What you have to do: From the listing below, copy word for word every line starting at the one that includes "Output the Python" and ending at the one that includes "plt.rcParams['font.family'] = ['Liberation"; the pictures are omitted.

----- Records -----

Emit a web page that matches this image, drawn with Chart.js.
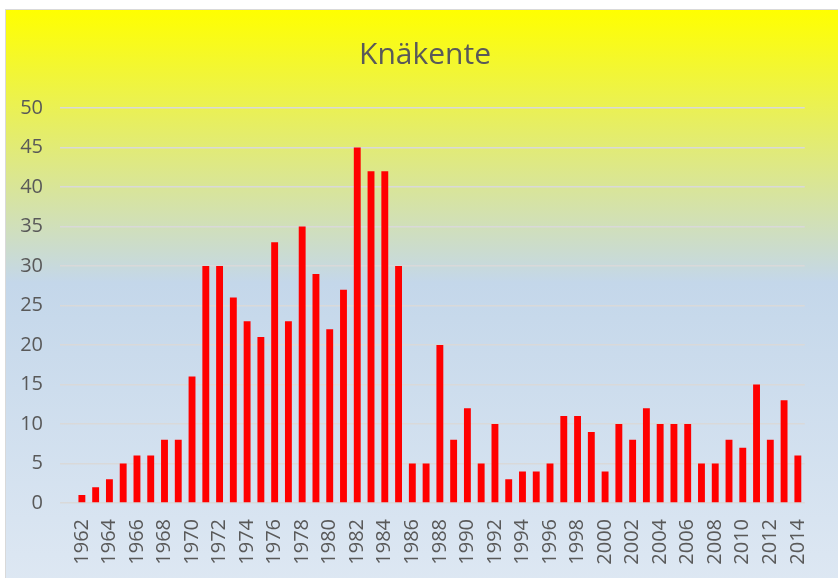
<!DOCTYPE html>
<html>
<head>
<meta charset="utf-8">
<script src="https://cdn.jsdelivr.net/npm/chart.js@4/dist/chart.umd.min.js"></script>
<style>
  html, body { margin: 0; padding: 0; background: #ffffff; width: 838px; height: 578px; overflow: hidden; }
  #bg {
    position: absolute; left: 5px; top: 9px; width: 840px; height: 580px;
    border-left: 1px solid #d9d9d9; border-top: 1px solid #d9d9d9;
    background: linear-gradient(to bottom, #ffff00 0%, #c4d7ea 47%, #dee8f3 100%);
  }
  #wrap { position: absolute; left: 0; top: 0; width: 838px; height: 578px; }
</style>
</head>
<body>
<div id="bg"></div>
<div id="wrap"><canvas id="c" width="838" height="578"></canvas></div>
<script>
const titleText = "Knäkente";
const years = [];
for (let y = 1962; y <= 2014; y++) years.push(String(y));
const counts = [
  1, 2, 3, 5, 6, 6, 8, 8, 16, 30,
  30, 26, 23, 21, 33, 23, 35, 29, 22, 27,
  45, 42, 42, 30, 5, 5, 20, 8, 12, 5,
  10, 3, 4, 4, 5, 11, 11, 9, 4, 10,
  8, 12, 10, 10, 10, 5, 5, 8, 7, 15,
  8, 13, 6
];
const yTicks = [0, 5, 10, 15, 20, 25, 30, 35, 40, 45, 50];

const textColor = "#595959";
const fontFamily = "'Open Sans', 'DejaVu Sans', sans-serif";

const titleShift = {
  id: "titleShift",
  afterLayout(chart) {
    const t = chart.titleBlock;
    if (t) { t.left += 11; t.right += 11; }
  }
};

new Chart(document.getElementById("c"), {
  type: "bar",
  data: {
    labels: years,
    datasets: [{
      data: counts,
      backgroundColor: "#ff0000",
      borderWidth: 0,
      barPercentage: 0.5,
      categoryPercentage: 1.0
    }]
  },
  plugins: [titleShift],
  options: {
    responsive: false,
    animation: false,
    devicePixelRatio: 1,
    layout: { padding: { left: 6, right: 16, top: 10, bottom: 0 } },
    plugins: {
      legend: { display: false },
      tooltip: { enabled: false },
      title: {
        display: true,
        text: titleText,
        color: textColor,
        font: { family: fontFamily, size: 30, weight: "normal" },
        padding: { top: 27, bottom: 35 }
      }
    },
    scales: {
      x: {
        grid: { display: false, drawTicks: false },
        border: { display: false },
        ticks: {
          autoSkip: false,
          maxRotation: 90,
          minRotation: 90,
          padding: 16,
          color: textColor,
          font: { family: fontFamily, size: 20 },
          callback: function (v, i) { return i % 2 === 0 ? years[i] : ""; }
        },
        afterFit: function (s) { s.height = 75; }
      },
      y: {
        min: 0,
        max: 50,
        afterBuildTicks: function (s) { s.ticks = yTicks.map(v => ({ value: v })); },
        grid: { color: "#d9d9d9", lineWidth: 1.5, drawTicks: true, tickLength: 15 },
        border: { display: false },
        ticks: {
          padding: 17,
          color: textColor,
          font: { family: fontFamily, size: 20 }
        },
        afterFit: function (s) { s.width = 69; }
      }
    }
  }
});
</script>
</body>
</html>
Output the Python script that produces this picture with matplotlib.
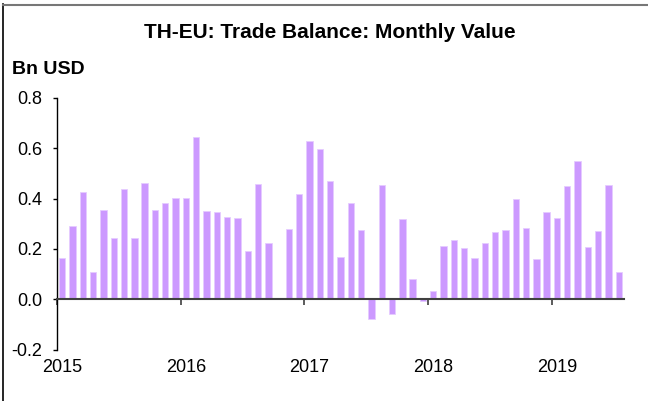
import matplotlib
matplotlib.use("Agg")
import matplotlib.pyplot as plt
import matplotlib.transforms as mtransforms
import numpy as np

plt.rcParams['font.family'] = ['Liberation Sans', 'DejaVu Sans']

title = "TH-EU: Trade Balance: Monthly Value"
unit_label = "Bn USD"
years = ["2015", "2016", "2017", "2018", "2019"]
y_ticks = [-0.2, 0.0, 0.2, 0.4, 0.6, 0.8]
y_tick_labels = ["-0.2", "0.0", "0.2", "0.4", "0.6", "0.8"]

# Monthly values Jan 2015 .. Jul 2019 (Bn USD); Oct 2016 missing
values = [
    0.163, 0.290, 0.427, 0.107, 0.354, 0.243, 0.438, 0.245, 0.462, 0.356, 0.383, 0.403,
    0.402, 0.646, 0.350, 0.346, 0.328, 0.324, 0.192, 0.459, 0.224, np.nan, 0.281, 0.418,
    0.629, 0.598, 0.471, 0.166, 0.382, 0.275, -0.080, 0.455, -0.057, 0.320, 0.081, -0.007,
    0.032, 0.211, 0.235, 0.202, 0.165, 0.222, 0.267, 0.275, 0.399, 0.285, 0.161, 0.348,
    0.321, 0.451, 0.549, 0.208, 0.271, 0.454, 0.107,
]

W, H = 648, 401
fig = plt.figure(figsize=(W / 100, H / 100), dpi=100)
ax = fig.add_axes([57 / W, 1 - 349.5 / H, (624 - 57) / W, (349.5 - 98) / H])

x = np.arange(len(values)) + 0.5
ax.bar(x, values, width=0.62, color="#CC99FF", edgecolor="#E6CCFF", linewidth=0.6, zorder=2)

ax.set_xlim(0, len(values))
ax.set_ylim(-0.2, 0.8)

for s in ["top", "right"]:
    ax.spines[s].set_visible(False)
ax.spines["bottom"].set_position(("data", 0))
ax.spines["bottom"].set_color("#404040")
ax.spines["bottom"].set_linewidth(1.5)
ax.spines["bottom"].set_zorder(3)
ax.spines["left"].set_color("black")
ax.spines["left"].set_linewidth(1.0)

ax.set_yticks(y_ticks)
ax.set_yticklabels(y_tick_labels, fontsize=13)
ax.tick_params(axis="y", direction="out", length=3, width=1, pad=7.5, colors="black")

ax.set_xticks([i * 12 for i in range(len(years))])
ax.set_xticklabels([])
ax.tick_params(axis="x", direction="out", length=4, width=1.2, color="#404040")

trans = mtransforms.blended_transform_factory(ax.transData, fig.transFigure)
for i, yr in enumerate(years):
    ax.text(i * 12 + 0.5, 1 - 367 / H, yr, transform=trans, ha="center", va="center",
            fontsize=13)

fig.text(330 / W, 1 - 32 / H, title, ha="center", va="center", fontsize=15, fontweight="bold")
fig.text(12 / W, 1 - 70 / H, unit_label, ha="left", va="center", fontsize=14, fontweight="bold")

# frame lines
fig.add_artist(plt.Line2D([3 / W, 3 / W], [0, 1 - 4 / H], transform=fig.transFigure, color="black", lw=1.2))
fig.add_artist(plt.Line2D([3 / W, 1], [1 - 4.5 / H, 1 - 4.5 / H], transform=fig.transFigure, color="#777777", lw=1.5))

fig.savefig("out.png", dpi=100)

-----

Solution:
Output the Python script that produces this picture with matplotlib.
import matplotlib
matplotlib.use("Agg")
import matplotlib.pyplot as plt
import matplotlib.transforms as mtransforms
import numpy as np

plt.rcParams['font.family'] = ['Liberation Sans', 'DejaVu Sans']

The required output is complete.